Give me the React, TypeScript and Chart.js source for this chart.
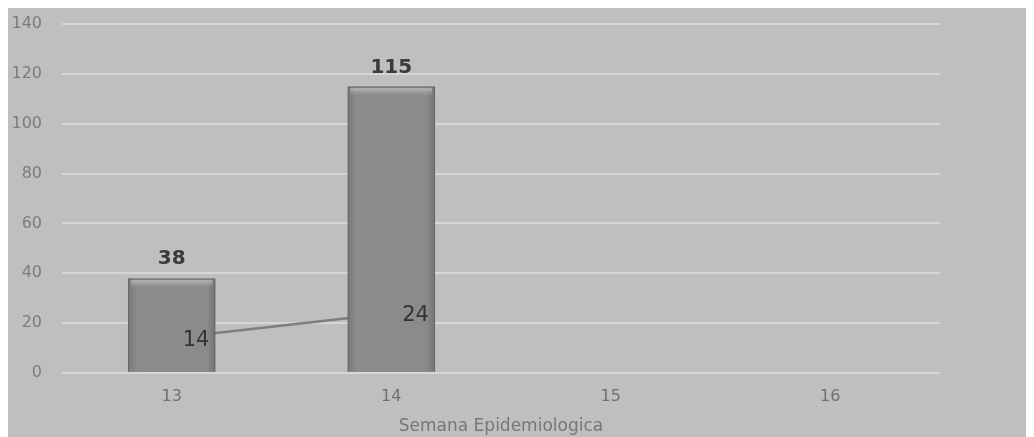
import React, { useEffect, useRef } from "react";
import { Chart, registerables } from "chart.js";

Chart.register(...registerables);

const weeks = ["13", "14", "15", "16"];
const barValues = [38, 115, null, null];
const lineValues = [14, 24, null, null];
const yTicks = [0, 20, 40, 60, 80, 100, 120, 140];
const axisTitle = "Semana Epidemiologica";

const labelPlugin = {
  id: "valueLabels",
  afterDatasetsDraw(chart: any) {
    const ctx = chart.ctx;
    ctx.save();
    const barMeta = chart.getDatasetMeta(0);
    barMeta.data.forEach((el: any, i: number) => {
      if (barValues[i] == null) return;
      const w = el.width;
      const left = el.x - w / 2;
      if (!Number.isFinite(left) || !Number.isFinite(el.y)) return;
      const sg = ctx.createLinearGradient(left, 0, left + w, 0);
      sg.addColorStop(0, "rgba(80,80,80,0.4)");
      sg.addColorStop(0.1, "rgba(90,90,90,0)");
      sg.addColorStop(0.9, "rgba(90,90,90,0)");
      sg.addColorStop(1, "rgba(80,80,80,0.45)");
      ctx.fillStyle = sg;
      ctx.fillRect(left + 1, el.y + 1, w - 2, el.base - el.y - 2);
      const g = ctx.createLinearGradient(0, el.y + 1, 0, el.y + 10);
      g.addColorStop(0, "rgba(205,205,205,0.9)");
      g.addColorStop(1, "rgba(150,150,150,0)");
      ctx.fillStyle = g;
      ctx.fillRect(left + 3, el.y + 2, w - 6, 8);
    });
    ctx.fillStyle = "#3a3a3a";
    ctx.font = "bold 20px 'DejaVu Sans'";
    ctx.textAlign = "center";
    ctx.textBaseline = "bottom";
    barMeta.data.forEach((el: any, i: number) => {
      const v = barValues[i];
      if (v == null) return;
      ctx.fillText(String(v), el.x, el.y - 9);
    });
    const lineMeta = chart.getDatasetMeta(1);
    ctx.font = "21px 'DejaVu Sans'";
    ctx.textAlign = "left";
    ctx.textBaseline = "middle";
    ctx.fillStyle = "#333333";
    lineMeta.data.forEach((el: any, i: number) => {
      const v = lineValues[i];
      if (v == null) return;
      ctx.fillText(String(v), el.x + 11, el.y + 2);
    });
    ctx.restore();
  },
};

export default function App() {
  const ref = useRef<HTMLCanvasElement>(null);
  useEffect(() => {
    document.body.style.overflow = "hidden";
    const canvas = ref.current!;
    const ctx = canvas.getContext("2d")!;
    const chart = new Chart(ctx, {
      type: "bar",
      data: {
        labels: weeks,
        datasets: [
          {
            type: "bar",
            data: barValues as any,
            order: 1,
            backgroundColor: "#8b8b8b",
            borderColor: "#666666",
            borderWidth: 1.5,
            barPercentage: 0.4,
            categoryPercentage: 1,
          },
          {
            type: "line",
            data: lineValues as any,
            order: 2,
            borderColor: "#7e7e7e",
            borderWidth: 2.5,
            pointRadius: 0,
            tension: 0,
            spanGaps: false,
          },
        ],
      },
      options: {
        responsive: false,
        animation: false,
        layout: { padding: { top: 16, right: 94, left: 0, bottom: 0 } },
        plugins: {
          legend: { display: false },
          tooltip: { enabled: false },
        },
        scales: {
          x: {
            grid: { display: false, drawTicks: false },
            border: { display: false },
            ticks: {
              padding: 14,
              color: "#707070",
              font: { family: "DejaVu Sans", size: 16 },
            },
            title: {
              display: true,
              text: axisTitle,
              color: "#777777",
              font: { family: "DejaVu Sans", size: 17 },
              padding: { top: 2, bottom: 0 },
            },
            afterFit: (s: any) => {
              s.height = 64;
            },
          },
          y: {
            min: 0,
            max: 140,
            afterBuildTicks: (s: any) => {
              s.ticks = yTicks.map((v) => ({ value: v }));
            },
            grid: { color: "#d6d6d6", lineWidth: 2, drawTicks: false },
            border: { display: false },
            ticks: {
              padding: 20,
              color: "#7c7c7c",
              font: { family: "DejaVu Sans", size: 16 },
            },
            afterFit: (s: any) => {
              s.width = 54;
              s.paddingTop = 0;
              s.paddingBottom = 0;
            },
          },
        },
      },
      plugins: [
        {
          id: "bg",
          beforeDraw(c: any) {
            const cx = c.ctx;
            cx.save();
            cx.fillStyle = "#bfbfbf";
            cx.fillRect(0, 0, c.width, c.height);
            cx.restore();
          },
        },
        labelPlugin,
      ],
    } as any);
    return () => chart.destroy();
  }, []);
  return (
    <canvas
      ref={ref}
      width={1026}
      height={429}
      style={{ display: "block", width: 1026, height: 429 }}
    />
  );
}
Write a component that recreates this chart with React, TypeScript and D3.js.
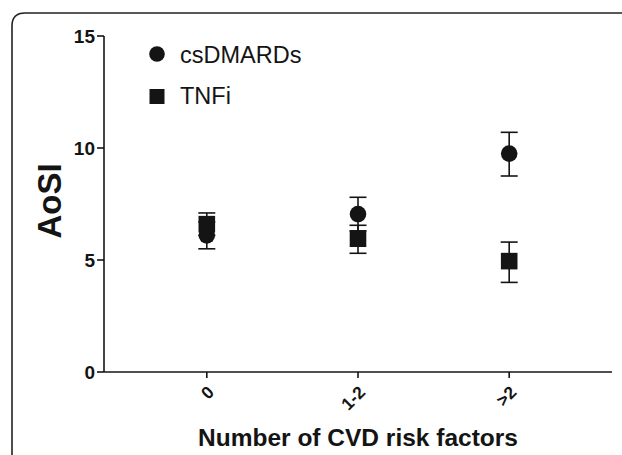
import React from "react";
import * as d3 from "d3";

const categories = ["0", "1-2", ">2"];
const csdmardsMean = [6.1, 7.05, 9.75];
const csdmardsLow = [5.5, 6.3, 8.75];
const csdmardsHigh = [6.7, 7.8, 10.7];
const tnfiMean = [6.6, 5.95, 4.95];
const tnfiLow = [6.1, 5.3, 4.0];
const tnfiHigh = [7.1, 6.55, 5.8];
const yTicks = [0, 5, 10, 15];

const W = 622;
const H = 455;

export default function App() {
  const x = d3.scalePoint<string>().domain(categories).range([104, 612]).padding(0.68);
  const y = d3.scaleLinear().domain([0, 15]).range([372, 36]);
  const ink = "#141414";
  const cap = 8.5;

  const errBars = (means: number[], lows: number[], highs: number[], key: string) =>
    categories.map((c, i) => {
      const cx = x(c)!;
      return (
        <g key={key + i} stroke={ink} strokeWidth={1.6}>
          <line x1={cx} x2={cx} y1={y(lows[i])} y2={y(highs[i])} />
          <line x1={cx - cap} x2={cx + cap} y1={y(lows[i])} y2={y(lows[i])} />
          <line x1={cx - cap} x2={cx + cap} y1={y(highs[i])} y2={y(highs[i])} />
        </g>
      );
    });

  return (
    <svg width={W} height={H} style={{ position: "absolute", left: 0, top: 0, background: "#fff" }}
      fontFamily="Arial, 'Liberation Sans', Helvetica, sans-serif">
      <rect x={0} y={0} width={W} height={H} fill="#fff" />
      {/* frame */}
      <path d={`M12,${H + 5} L12,26 Q12,13 25,13 L${W + 5},13`} fill="none" stroke="#222" strokeWidth={1.6} />

      {/* y axis */}
      <line x1={104} x2={104} y1={y(15)} y2={y(0)} stroke={ink} strokeWidth={1.6} />
      {yTicks.map((t) => (
        <g key={t}>
          <line x1={97} x2={104} y1={y(t)} y2={y(t)} stroke={ink} strokeWidth={1.6} />
          <text x={95} y={y(t)} dy="0.36em" textAnchor="end" fontWeight="bold" fontSize={19} fill={ink}>
            {t}
          </text>
        </g>
      ))}

      {/* x axis */}
      <line x1={104} x2={612} y1={y(0)} y2={y(0)} stroke={ink} strokeWidth={1.6} />
      {categories.map((c) => (
        <g key={c}>
          <line x1={x(c)!} x2={x(c)!} y1={y(0)} y2={y(0) + 6} stroke={ink} strokeWidth={1.6} />
          <text
            transform={`translate(${x(c)! + 4},${y(0) + 17}) rotate(-45)`}
            textAnchor="end"
            dy="0.35em"
            fontWeight="bold"
            fontSize={17.5}
            fill={ink}
          >
            {c}
          </text>
        </g>
      ))}

      {/* axis titles */}
      <text x={358} y={446} textAnchor="middle" fontWeight="bold" fontSize={24.5} fill={ink}>
        Number of CVD risk factors
      </text>
      <text transform={`translate(61,201) rotate(-90)`} textAnchor="middle" fontWeight="bold" fontSize={33} fill={ink}>
        AoSI
      </text>

      {/* error bars */}
      {errBars(csdmardsMean, csdmardsLow, csdmardsHigh, "c")}
      {errBars(tnfiMean, tnfiLow, tnfiHigh, "t")}

      {/* markers */}
      {categories.map((c, i) => (
        <circle key={"cm" + i} cx={x(c)!} cy={y(csdmardsMean[i])} r={8.3} fill={ink} />
      ))}
      {categories.map((c, i) => (
        <rect key={"tm" + i} x={x(c)! - 8.3} y={y(tnfiMean[i]) - 8.3} width={16.6} height={16.6} fill={ink} />
      ))}

      {/* legend */}
      <circle cx={157} cy={54} r={7.8} fill={ink} />
      <text x={180} y={62.5} fontSize={23.5} fill={ink}>csDMARDs</text>
      <rect x={149.5} y={89} width={15} height={15} fill={ink} />
      <text x={180} y={104} fontSize={23.5} fill={ink}>TNFi</text>
    </svg>
  );
}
__________________________________________________
_What this task involves_
Only the lines from the one containing "Write a component" down to the one containing "const cap = 8.5;" should be copied, exactly and with both ends kept. Drop the pictures.

_Written response_
Write a component that recreates this chart with React, TypeScript and D3.js.
import React from "react";
import * as d3 from "d3";

const categories = ["0", "1-2", ">2"];
const csdmardsMean = [6.1, 7.05, 9.75];
const csdmardsLow = [5.5, 6.3, 8.75];
const csdmardsHigh = [6.7, 7.8, 10.7];
const tnfiMean = [6.6, 5.95, 4.95];
const tnfiLow = [6.1, 5.3, 4.0];
const tnfiHigh = [7.1, 6.55, 5.8];
const yTicks = [0, 5, 10, 15];

const W = 622;
const H = 455;

export default function App() {
  const x = d3.scalePoint<string>().domain(categories).range([104, 612]).padding(0.68);
  const y = d3.scaleLinear().domain([0, 15]).range([372, 36]);
  const ink = "#141414";
  const cap = 8.5;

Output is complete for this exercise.